Yes, it is. That is why a very thin layer of gold is usually flashed over the silver in waveguides.

 

[Baluncore]

That is why a very thin layer of gold is usually flashed over the silver in waveguides.

Silver is the best conductor, followed by copper, then gold.
But silver and copper tarnish, while gold does not.

Waveguides for high power employ a silver plated copper base, but with a positive pressure dry nitrogen fill, to reduce surface tarnish of the silver and associated losses.

Microwave instruments maintain their calibration over longer periods if waveguides are internally plated with gold.

Some waveguides are copper based, with the inner surface silver plated, then flashed with either rhodium or gold to reduce tarnishing of the silver.

 

[tech99]

I have noticed that if there is a thin insulating oxide layer between metals in loose contact, we seem to get electron tunneling, which gives a non linear but bi-directional action. It does not seem necessary to have a semiconductor for non linear action.

 

[Baluncore]

It does not seem necessary to have a semiconductor for non linear action.

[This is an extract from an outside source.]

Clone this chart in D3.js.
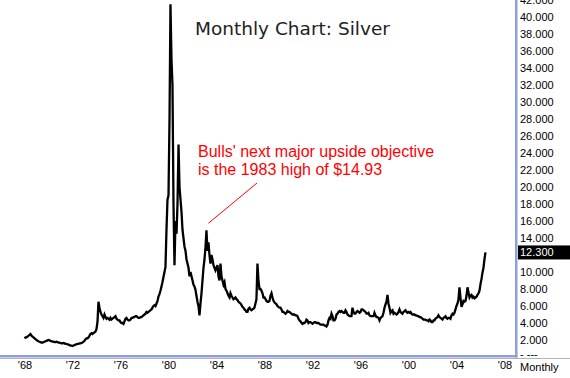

I would call a tunneling contact a semiconductor.
Plating is not a “lose contact”, it forms an alloy of two conductive metals at a junction, parallel with the current flow.

For low power and voltages, semiconductors appear to be insulators. For higher powers and voltages, any semiconductor is fused or vaporised.

To cause non-linearity problems, the unintended semiconductor needs to survive in a junction, as part of a circuit, rather than as a grain of material resting just above the surface alternating current, swept by the guided alternating magnetic field.